The Committee will meet today to examine H.R. 1479, the Community Reinvestment Modernization Act of 2009, introduced by Rep. Eddie Bernice Johnson, D-Texas. H.R. 1479 would subject non-bank affiliates of bank holding companies to CRA requirements if they engage in lending or offer banking product services.
“At a time when Congress is re-evaluating the entire financial services regulatory system, we hope members of the committee will recognize the diversity of different financial products,” said Jimi Grande, senior vice president of federal affairs for NAMIC. “Insurance companies are not the same as banks. Forcing insurers under the CRA would require them to abide by unfair regulations, raise costs for policyholders and potentially violate their fiduciary duty.”
The Community Reinvestment Act (CRA) requires that federal banking regulatory agencies evaluate how each of its regulated businesses affirmatively meets the credit needs of its entire community, particularly low- to moderate-income neighborhoods. Many in the banking industry have argued that the burdens imposed on them by the CRA led to the questionable lending practices that contributed to the current financial crisis.
If an institution fails to meet its CRA requirements, the federal government can choose to impose penalties and restrictions. However, these tests are based on lending, investment and service, with lending as the primary factor. Insurance companies would violate their fiduciary duty to policyholders as well as state insurance laws if they were to extend credit in the manner and to the degree contemplated by the CRA lending test.

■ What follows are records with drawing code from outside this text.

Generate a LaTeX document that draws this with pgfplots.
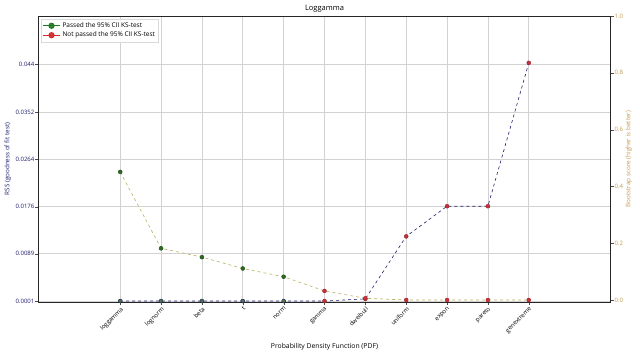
\documentclass[border=0pt]{standalone}
\usepackage{pgfplots}
\pgfplotsset{compat=1.18}
\usepackage{fontspec}
\setmainfont{Open Sans}
\definecolor{rssnavy}{HTML}{1C1C6E}
\definecolor{bootgold}{HTML}{C09A50}
\definecolor{bootline}{HTML}{B8B060}
\definecolor{passgreen}{HTML}{2E6B22}
\definecolor{failred}{HTML}{C8303A}
\definecolor{leggreen}{HTML}{1E7A1E}
\definecolor{legred}{HTML}{D42A2A}

\pgfplotstableread{
x rss boot
0 0.0001 0.451
1 0.0001 0.182
2 0.0001 0.151
3 0.0001 0.111
4 0.0001 0.082
5 0.0001 0.032
6 0.0005 0.006
7 0.0121 0.000
8 0.0177 0.000
9 0.0177 0.000
10 0.0443 0.000
}\datatab
\pgfplotstableread{
x rss boot
0 0.0001 0.451
1 0.0001 0.182
2 0.0001 0.151
3 0.0001 0.111
4 0.0001 0.082
}\passtab
\pgfplotstableread{
x rss boot
5 0.0001 0.032
6 0.0005 0.006
7 0.0121 0.000
8 0.0177 0.000
9 0.0177 0.000
10 0.0443 0.000
}\failtab

\begin{document}
\begin{tikzpicture}
\begin{axis}[
  scale only axis, width=572pt, height=286pt,
  xmin=-2, xmax=12,
  ymin=-0.00008, ymax=0.053,
  scaled y ticks=false,
  xtick={0,...,10},
  xticklabels={loggamma,lognorm,beta,t,norm,gamma,dweibull,uniform,expon,pareto,genextreme},
  xticklabel style={rotate=45, anchor=north east, font=\fontsize{6}{7}\selectfont, inner sep=1pt},
  ytick={0.0001,0.0089,0.0176,0.0264,0.0352,0.044},
  yticklabels={0.0001,0.0089,0.0176,0.0264,0.0352,0.044},
  yticklabel style={font=\fontsize{6}{7}\selectfont, text=rssnavy, inner sep=1pt},
  xtick pos=bottom, ytick pos=left, tick align=outside,
  major tick length=3pt,
  grid=major, grid style={gray!35, line width=0.6pt},
  axis line style={black!85, line width=0.8pt},
  tick style={black!70},
  title={Loggamma},
  title style={at={(axis description cs:0.5,1.027)}, anchor=center, yshift=-6pt, font=\fontsize{7.5}{8.5}\selectfont},
  xlabel={Probability Density Function (PDF)},
  xlabel style={at={(axis description cs:0.5,-0.157)}, anchor=center, font=\fontsize{6.8}{7.5}\selectfont},
  ylabel={RSS (goodness of fit test)},
  ylabel style={at={(axis description cs:-0.054,0.5)}, anchor=center, font=\fontsize{6.3}{7}\selectfont, text=rssnavy},
  legend style={at={(axis description cs:0.004,0.99)}, anchor=north west, font=\fontsize{6.5}{7.5}\selectfont, draw=gray!30, fill=white, fill opacity=0.9, text opacity=1, row sep=-1pt, inner sep=1.5pt},
  legend cell align=left,
]
\addlegendimage{leggreen, line width=1pt, mark=*, mark size=2.6pt}
\addlegendentry{Passed the 95\% CII KS-test}
\addlegendimage{legred, line width=1pt, mark=*, mark size=2.6pt}
\addlegendentry{Not passed the 95\% CII KS-test}
\addplot[rssnavy, dashed, line width=0.6pt, forget plot] table[x=x, y=rss] {\datatab};
\addplot[only marks, mark=*, mark size=2pt, draw=rssnavy!70!black, fill=passgreen!60!gray, forget plot] table[x=x, y=rss] {\passtab};
\addplot[only marks, mark=*, mark size=2pt, draw=failred!70!black, fill=failred, forget plot] table[x=x, y=rss] {\failtab};
\end{axis}
\begin{axis}[
  scale only axis, width=572pt, height=286pt,
  xmin=-2, xmax=12,
  ymin=-0.007, ymax=1.0,
  axis x line=none,
  axis y line*=right,
  axis line style={black!85, line width=0.8pt},
  ytick={0,0.2,0.4,0.6,0.8,1.0},
  yticklabels={0.0,0.2,0.4,0.6,0.8,1.0},
  yticklabel style={font=\fontsize{6}{7}\selectfont, text=bootgold, inner sep=1pt},
  tick align=outside, major tick length=3pt, tick style={black!70},
  ylabel={Bootstrap score (higher is better)},
  ylabel style={at={(axis description cs:1.032,0.5)}, anchor=center, font=\fontsize{6.3}{7}\selectfont, text=bootgold},
]
\addplot[bootline, dashed, line width=0.6pt] table[x=x, y=boot] {\datatab};
\addplot[only marks, mark=*, mark size=2pt, draw=passgreen!70!black, fill=passgreen] table[x=x, y=boot] {\passtab};
\addplot[only marks, mark=*, mark size=2pt, draw=failred!80!black, fill=failred] table[x=x, y=boot] {\failtab};
\end{axis}
\pgfresetboundingbox
\path[use as bounding box] (-38.5pt,-54pt) rectangle (601.5pt,302pt);
\end{tikzpicture}
\end{document}
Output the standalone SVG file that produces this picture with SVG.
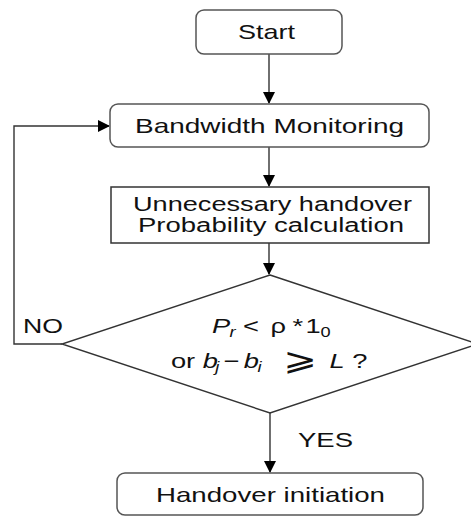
<svg xmlns="http://www.w3.org/2000/svg" width="471" height="516" viewBox="0 0 471 516">
<style>
.box{fill:#fff;stroke:#555;stroke-width:1.5}
.lbl{font-family:"Liberation Sans",Arial,sans-serif;font-size:21px;fill:#111}
.it{font-style:italic}
.sub{font-size:14px}
.ln{fill:none;stroke:#333;stroke-width:1.4}
</style>
<defs>
<marker id="ah" markerWidth="12" markerHeight="12" refX="11" refY="6" orient="auto" markerUnits="userSpaceOnUse">
<path d="M0,0 L12,6 L0,12 Z" fill="#000"/>
</marker>
</defs>
<g id="connectors">
<line class="ln" x1="269" y1="54" x2="269" y2="103" marker-end="url(#ah)"/>
<line class="ln" x1="269" y1="147" x2="269" y2="186" marker-end="url(#ah)"/>
<line class="ln" x1="269" y1="243" x2="269" y2="274" marker-end="url(#ah)"/>
<line class="ln" x1="270" y1="413" x2="270" y2="472" marker-end="url(#ah)"/>
<polyline class="ln" points="62,344 14,344 14,126 109,126" marker-end="url(#ah)"/>
<text class="lbl" x="23" y="333" textLength="40" lengthAdjust="spacingAndGlyphs">NO</text>
<text class="lbl" x="298" y="447" textLength="55" lengthAdjust="spacingAndGlyphs">YES</text>
</g>
<g id="start">
<rect class="box" x="196" y="10" width="146" height="44" rx="8"/>
<text class="lbl" x="238" y="39" textLength="57" lengthAdjust="spacingAndGlyphs">Start</text>
</g>
<g id="monitoring">
<rect class="box" x="110" y="104" width="319" height="43" rx="8"/>
<text class="lbl" x="135" y="133" textLength="269" lengthAdjust="spacingAndGlyphs">Bandwidth Monitoring</text>
</g>
<g id="calculation">
<rect x="111" y="187" width="318" height="56" fill="#fff" stroke="#333" stroke-width="1.5"/>
<text class="lbl" x="133" y="211" textLength="279" lengthAdjust="spacingAndGlyphs" style="font-size:20px">Unnecessary handover</text>
<text class="lbl" x="138" y="232" textLength="266" lengthAdjust="spacingAndGlyphs" style="font-size:20px">Probability calculation</text>
</g>
<g id="decision">
<polygon points="270,275 478,344 270,413 62,344" fill="#fff" stroke="#333" stroke-width="1.4"/>
<g transform="scale(1.3 1)">
<text class="lbl"><tspan class="it" x="163" y="333">P</tspan><tspan class="it sub" x="176.5" y="337">r</tspan><tspan x="187" y="333">&lt;</tspan><tspan x="208" y="333">ρ</tspan><tspan x="225" y="333">*</tspan><tspan x="235" y="333">1</tspan><tspan class="sub" x="246.5" y="337">0</tspan></text>
<text class="lbl"><tspan x="131.5" y="368">or</tspan><tspan class="it" x="156" y="368">b</tspan><tspan class="it sub" x="165.5" y="372">j</tspan><tspan x="172" y="368">−</tspan><tspan class="it" x="187.5" y="368">b</tspan><tspan class="it sub" x="198" y="372">i</tspan><tspan x="218" y="370" style="font-family:'DejaVu Sans',sans-serif;font-size:31px">⩾</tspan><tspan class="it" x="253.5" y="368">L</tspan><tspan x="271" y="368">?</tspan></text>
</g>
</g>
<g id="initiation">
<rect class="box" x="117" y="473" width="306" height="42" rx="8"/>
<text class="lbl" x="156" y="502" textLength="229" lengthAdjust="spacingAndGlyphs">Handover initiation</text>
</g>
</svg>
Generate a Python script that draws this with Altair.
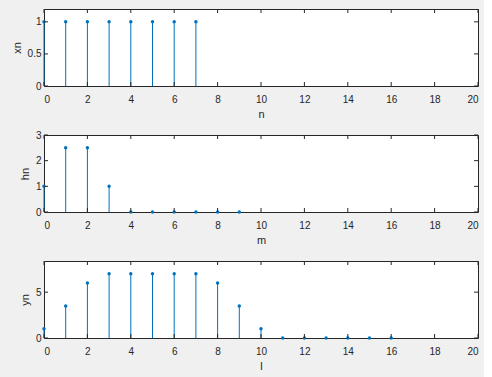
import altair as alt
import pandas as pd

# ---- data ----
n = [0, 1, 2, 3, 4, 5, 6, 7]
xn = [1, 1, 1, 1, 1, 1, 1, 1]
m = [0, 1, 2, 3, 4, 5, 6, 7, 8, 9]
hn = [1, 2.5, 2.5, 1, 0, 0, 0, 0, 0, 0]
l = [0, 1, 2, 3, 4, 5, 6, 7, 8, 9, 10, 11, 12, 13, 14, 15, 16]
yn = [1, 3.5, 6, 7, 7, 7, 7, 7, 6, 3.5, 1, 0, 0, 0, 0, 0, 0]

x_ticks = [0, 2, 4, 6, 8, 10, 12, 14, 16, 18, 20]
xn_ticks = [0, 0.5, 1]
hn_ticks = [0, 1, 2, 3]
yn_ticks = [0, 5]
xn_max = 1.2
hn_max = 3
yn_max = 8.4

W, H = 434, 77
TICK = 4
BLUE = "#0072BD"
AX = "#262626"
FONT = "Liberation Sans"


def panel(xs, ys, xname, yname, ymax, yticks):
    df = pd.DataFrame({"k": xs, "v": ys})
    xscale = alt.Scale(domain=[0, 20], nice=False, zero=False)
    yscale = alt.Scale(domain=[0, ymax], nice=False, zero=False)
    xaxis = alt.Axis(title=xname, values=x_ticks, ticks=False, domain=False,
                     grid=False, labelPadding=8, titlePadding=4, format="~g")
    yaxis = alt.Axis(title=yname, values=yticks, ticks=False, domain=False,
                     grid=False, labelPadding=3, titlePadding=5, format="~g")
    base = alt.Chart(df)
    stems = base.mark_rule(color=BLUE, strokeWidth=1).encode(
        x=alt.X("k:Q", scale=xscale, axis=xaxis),
        y=alt.Y("v:Q", scale=yscale, axis=yaxis),
        y2=alt.datum(0),
    )
    dots = base.mark_circle(color=BLUE, size=12, opacity=1).encode(
        x=alt.X("k:Q", scale=xscale, axis=xaxis),
        y=alt.Y("v:Q", scale=yscale, axis=yaxis),
    )
    tx = alt.Chart(pd.DataFrame({"t": x_ticks}))
    top_t = tx.mark_rule(color=AX, strokeWidth=1).encode(
        x=alt.X("t:Q", scale=xscale, axis=xaxis), y=alt.value(0), y2=alt.value(TICK))
    bot_t = tx.mark_rule(color=AX, strokeWidth=1).encode(
        x=alt.X("t:Q", scale=xscale, axis=xaxis), y=alt.value(H), y2=alt.value(H - TICK))
    ty = alt.Chart(pd.DataFrame({"t": yticks}))
    left_t = ty.mark_rule(color=AX, strokeWidth=1).encode(
        y=alt.Y("t:Q", scale=yscale, axis=yaxis), x=alt.value(0), x2=alt.value(TICK))
    right_t = ty.mark_rule(color=AX, strokeWidth=1).encode(
        y=alt.Y("t:Q", scale=yscale, axis=yaxis), x=alt.value(W), x2=alt.value(W - TICK))
    return alt.layer(stems, dots, top_t, bot_t, left_t, right_t).properties(width=W, height=H)


chart = alt.vconcat(
    panel(n, xn, "n", "xn", xn_max, xn_ticks),
    panel(m, hn, "m", "hn", hn_max, hn_ticks),
    panel(l, yn, "l", "yn", yn_max, yn_ticks),
    spacing=49,
    bounds="flush",
).properties(
    background="#f0f0f0",
    padding={"left": 10, "top": 8, "right": 5, "bottom": 5},
).configure_view(
    stroke=AX, strokeWidth=1, fill="white"
).configure_axis(
    labelFont=FONT, labelFontSize=10, labelColor=AX,
    titleFont=FONT, titleFontSize=11, titleColor=AX, titleFontWeight="normal",
)

chart.save("out.html", embed_options={"renderer": "svg", "actions": False})
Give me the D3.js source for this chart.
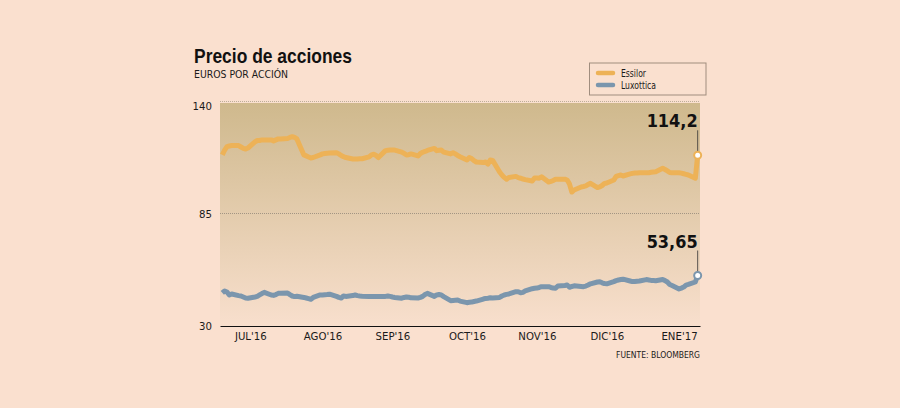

The proposed expansion also fails to recognize the state-based systems in place that address the concerns of the CRA. State regulators also seek out potential problems through regular market conduct examinations, or by investigating consumer complaints.
“Seeking to apply the Community Reinvestment Act to insurance companies would be forcing a square peg into a round hole,” said Grande. “We encourage lawmakers to focus on correcting the regulatory gaps that led to this crisis rather than on harmful policies such as expanding the CRA to property/casualty insurers.”